Pipeline integrity management regulations in 49 CFR 192 and 49 CFR 195 clearly list the criteria under which an anomaly must be classified (immediate, scheduled, 60-day, 180-day, monitored, etc.). Further, these code sections clearly state required response times for each classification and the determination of a discovery date.
As mentioned previously, PHMSA maintains additional compliance guidance in the form of inspection protocols and FAQs. These protocols and FAQs require a pipeline operator to consider previous assessments when developing mitigation plans. PHMSA guidance also contains a requirement to calculate or develop a corrosion rate that can be applied to known or unknown anomalies to support reassessment interval calculations. Specifically, the 192 IMP inspection protocol F.01 and F.04, ASME B31.8S – Appendix A1.5, API 1160, Section 10 discuss the requirement to include previous ILI assessment data in the response analysis.
Integrity Solutions has participated in several PHMSA integrity management audits. PHMSA auditors consistently request additional justification for the prescriptive reassessment interval. Based on the compliance information provided by PHMSA, it is evident that more analysis is required beyond classifying anomalies and making repairs based on those classifications.
Anomaly Management Software Tool
The anomaly management software tool uses the Pipeline Open Data Standard (PODS) data exchange format for storing ILI data. Managing ILI tool runs in a common location and format has been eases the overhead burden associated with performing analysis on the data, as well as reducing the labor associated with required ILI indication reporting. A central ILI database can also be queried and mined to extract useful integrity information supporting other integrity management processes.

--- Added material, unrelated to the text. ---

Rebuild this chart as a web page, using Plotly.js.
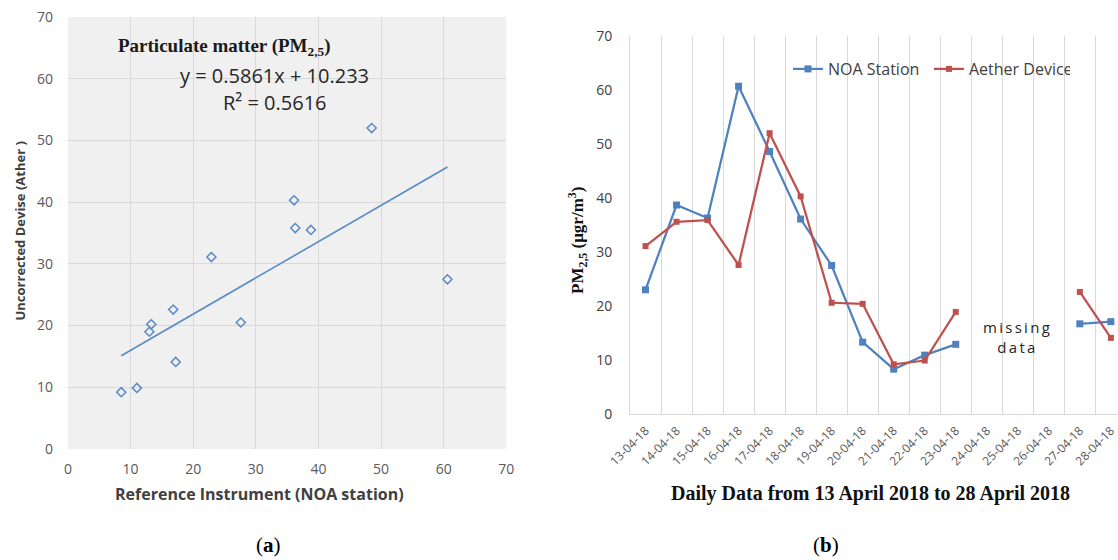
<!DOCTYPE html>
<html>
<head>
<meta charset="utf-8">
<script src="https://cdn.plot.ly/plotly-3.0.1.min.js"></script>
<style>
html,body{margin:0;padding:0;background:#fff;}
#chart{width:1118px;height:560px;}
</style>
</head>
<body>
<div id="chart"></div>
<script>
// ---- Panel (a): scatter, reference vs uncorrected device ----
const refNOA   = [8.5, 11.0, 13.0, 13.3, 16.8, 17.2, 22.9, 27.6, 36.1, 36.3, 38.8, 48.5, 60.6];
const aetherRaw = [9.2, 9.9, 19.0, 20.2, 22.6, 14.1, 31.1, 20.5, 40.3, 35.8, 35.5, 52.0, 27.5];
const trendX = [8.5, 60.6];
const trendY = [15.1, 45.7];
const axisTicksA = [0, 10, 20, 30, 40, 50, 60, 70];

// ---- Panel (b): daily series ----
const dates = ['13-04-18','14-04-18','15-04-18','16-04-18','17-04-18','18-04-18','19-04-18','20-04-18',
               '21-04-18','22-04-18','23-04-18','24-04-18','25-04-18','26-04-18','27-04-18','28-04-18'];
const noaStation   = [23.0, 38.7, 36.3, 60.7, 48.6, 36.1, 27.5, 13.3, 8.3, 10.9, 12.9, null, null, null, 16.7, 17.1];
const aetherDevice = [31.1, 35.6, 35.9, 27.6, 52.0, 40.3, 20.6, 20.4, 9.2, 9.9, 18.9, null, null, null, 22.6, 14.1];
const axisTicksB = [0, 10, 20, 30, 40, 50, 60, 70];

const BLUE = '#4f81bd', RED = '#c0504d', GRID = '#d9d9d9';
const W = 1118, H = 560;
const px = v => v / W, py = v => 1 - v / H;

const traces = [
  { x: refNOA, y: aetherRaw, type: 'scatter', mode: 'markers', xaxis: 'x', yaxis: 'y',
    marker: { symbol: 'diamond-open', size: 7, color: '#5a8ac6', line: { width: 1.5, color: '#5a8ac6' } },
    showlegend: false, hoverinfo: 'x+y' },
  { x: trendX, y: trendY, type: 'scatter', mode: 'lines', xaxis: 'x', yaxis: 'y',
    line: { color: '#5a8ac6', width: 1.6 }, showlegend: false, hoverinfo: 'skip' },
  { x: dates, y: noaStation, name: 'NOA Station', type: 'scatter', mode: 'lines+markers',
    xaxis: 'x2', yaxis: 'y2', connectgaps: false,
    line: { color: BLUE, width: 2.25 }, marker: { symbol: 'square', size: 7, color: BLUE } },
  { x: dates, y: aetherDevice, name: 'Aether Device', type: 'scatter', mode: 'lines+markers',
    xaxis: 'x2', yaxis: 'y2', connectgaps: false,
    line: { color: RED, width: 2.25 }, marker: { symbol: 'square', size: 6, color: RED } }
];

const tickFont = { family: 'Open Sans, sans-serif', size: 14, color: '#595959' };
const serifB = 'Liberation Serif, Times New Roman, serif';

const layout = {
  width: W, height: H,
  margin: { l: 0, r: 0, t: 0, b: 0, autoexpand: false },
  paper_bgcolor: '#ffffff',
  showlegend: true,
  legend: {
    orientation: 'h', x: px(788), y: py(69), xanchor: 'left', yanchor: 'middle',
    font: { family: 'Open Sans, sans-serif', size: 16, color: '#404040' },
    bgcolor: 'rgba(0,0,0,0)', entrywidth: 96, entrywidthmode: 'pixels', itemwidth: 30
  },
  xaxis: {
    domain: [px(68), px(506.3)], range: [0, 70], tickvals: axisTicksA,
    showgrid: true, gridcolor: GRID, gridwidth: 1, zeroline: false, showline: false,
    ticks: '', tickfont: tickFont, ticklabelstandoff: 10, anchor: 'y', automargin: false
  },
  yaxis: {
    domain: [py(449), py(17)], range: [0, 70], tickvals: axisTicksA,
    showgrid: true, gridcolor: GRID, gridwidth: 1, zeroline: false, showline: false,
    ticks: '', tickfont: tickFont, ticklabelstandoff: 14, anchor: 'x', automargin: false
  },
  xaxis2: {
    domain: [px(630), 1], type: 'category', categoryorder: 'array', categoryarray: dates,
    range: [-0.5, 15.23], tickson: 'boundaries', ticks: '',
    showgrid: true, gridcolor: GRID, gridwidth: 1, showline: true, linecolor: GRID, linewidth: 1,
    tickangle: -45, tickfont: { family: 'Open Sans, sans-serif', size: 12, color: '#595959' },
    ticklabelstandoff: 4, anchor: 'y2', automargin: false
  },
  yaxis2: {
    domain: [py(414), py(36)], range: [0, 70], tickvals: axisTicksB,
    showgrid: false, zeroline: false, showline: true, linecolor: GRID, linewidth: 1,
    ticks: '', tickfont: { family: 'Open Sans, sans-serif', size: 14, color: '#404040' },
    ticklabelstandoff: 14, anchor: 'x2', automargin: false
  },
  shapes: [
    { type: 'rect', xref: 'x domain', yref: 'y domain', x0: 0, x1: 1, y0: 0, y1: 1,
      fillcolor: '#f0f0f0', line: { width: 0 }, layer: 'below' }
  ],
  annotations: [
    { text: '<b>Particulate matter (PM<sub>2,5</sub>)</b>', xref: 'paper', yref: 'paper',
      x: px(224), y: py(46.7), showarrow: false, xanchor: 'center', yanchor: 'middle',
      font: { family: serifB, size: 19, color: '#1a1a1a' } },
    { text: 'y = 0.5861x + 10.233', xref: 'paper', yref: 'paper',
      x: px(274.3), y: py(76), showarrow: false, xanchor: 'center', yanchor: 'middle',
      font: { family: 'Open Sans, sans-serif', size: 20, color: '#262626' } },
    { text: 'R² = 0.5616', xref: 'paper', yref: 'paper',
      x: px(275), y: py(102.5), showarrow: false, xanchor: 'center', yanchor: 'middle',
      font: { family: 'Open Sans, sans-serif', size: 20, color: '#262626' } },
    { text: '<b>Reference Instrument (NOA station)</b>', xref: 'paper', yref: 'paper',
      x: px(259), y: py(494), showarrow: false, xanchor: 'center', yanchor: 'middle',
      font: { family: 'Open Sans, sans-serif', size: 16, color: '#404040' } },
    { text: '<b>Uncorrected Devise (Ather )</b>', xref: 'paper', yref: 'paper', textangle: -90,
      x: px(19), y: py(231.5), showarrow: false, xanchor: 'center', yanchor: 'middle',
      font: { family: 'Open Sans, sans-serif', size: 13, color: '#404040' } },
    { text: 'missing<br>data', xref: 'paper', yref: 'paper',
      x: px(1017), y: py(337.2), showarrow: false, xanchor: 'center', yanchor: 'middle',
      font: { family: 'Open Sans, sans-serif', size: 15, color: '#262626' } },
    { text: '<b>PM<sub>2,5</sub> (μgr/m<sup>3</sup>)</b>', xref: 'paper', yref: 'paper', textangle: -90,
      x: px(577), y: py(241), showarrow: false, xanchor: 'center', yanchor: 'middle',
      font: { family: serifB, size: 17, color: '#111111' } },
    { text: '<b>Daily Data from 13 April 2018 to 28 April 2018</b>', xref: 'paper', yref: 'paper',
      x: px(870), y: py(493), showarrow: false, xanchor: 'center', yanchor: 'middle',
      font: { family: serifB, size: 20, color: '#111111' } },
    { text: '(<b>a</b>)', xref: 'paper', yref: 'paper',
      x: px(268), y: py(545), showarrow: false, xanchor: 'center', yanchor: 'middle',
      font: { family: serifB, size: 21, color: '#000000' } },
    { text: '(<b>b</b>)', xref: 'paper', yref: 'paper',
      x: px(826), y: py(545), showarrow: false, xanchor: 'center', yanchor: 'middle',
      font: { family: serifB, size: 21, color: '#000000' } }
  ]
};

Plotly.newPlot('chart', traces, layout, { displayModeBar: false, staticPlot: true }).then(gd => {
  gd.querySelectorAll('.annotation-text').forEach(t => {
    if (t.textContent.indexOf('missing') === 0) t.style.letterSpacing = '2.3px';
  });
});
</script>
</body>
</html>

In order to initiate the process of calculating the growth rate between two ILI runs, there must be some type of matching performed between the two datasets to align all pipe sections. This process begins by matching joints of pipe between the two ILI datasets – using the reported girth welds and the associated distance between the welds. Experience shows a software-assisted matching of 90% or more of the joints is achievable. Matching the joints allows the analyst to correct for pipeline length error one joint at a time (i.e., place the error where it belongs vs. scaling the entire dataset with a single factor).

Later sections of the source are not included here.